As part of its 50th anniversary, The Joint Commission Journal on Quality and Patient Safety will supplement its regular monthly issues in 2024 with additional article collections focused on top challenges in healthcare. The first issue was published Jan. 4 and features original articles, review articles and reports aimed at supporting hospitals and health systems in taking a "systems-based" approach to health equity.
One of the key studies included in the edition used patient safety incident reports from a large academic hospital to analyze racial and ethnic maternal care disparities at a systems level. Researchers looked at 528 incidents reported in the organization's labor and delivery unit and antepartum and postpartum unit from 2019 to 2020.

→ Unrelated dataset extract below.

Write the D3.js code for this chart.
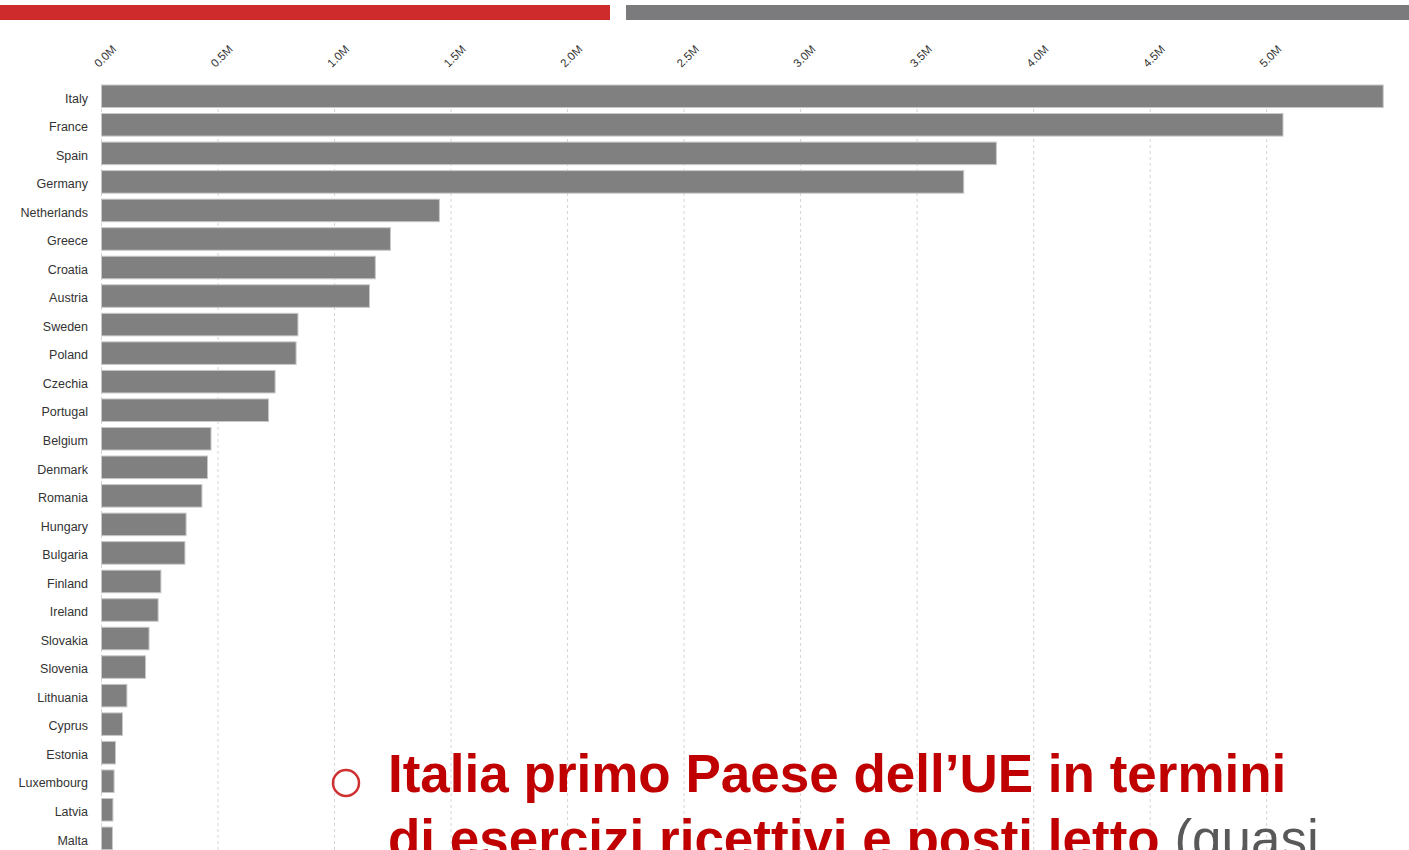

Overall, non-Hispanic Black patients accounted for 43.2% of incident reports but made up only 36.5% of the underlying birthing population, researchers found. These patients accounted for the majority of events including falls, complications of care, infrastructure failures, medical records/patient identification issues and transfusions.
While hospital and health system leaders may recognize these challenges at the national and state levels, they may be unaware of the extent of maternal care disparities within their own organizations, researchers said, pointing to their findings as evidence for the value of using incident reporting system data to pinpoint and address disparities.
"Greater integration of patient safety and health equity efforts in hospitals are needed to promptly identify and alleviate racial and ethnic disparities in maternal health outcomes," study authors said.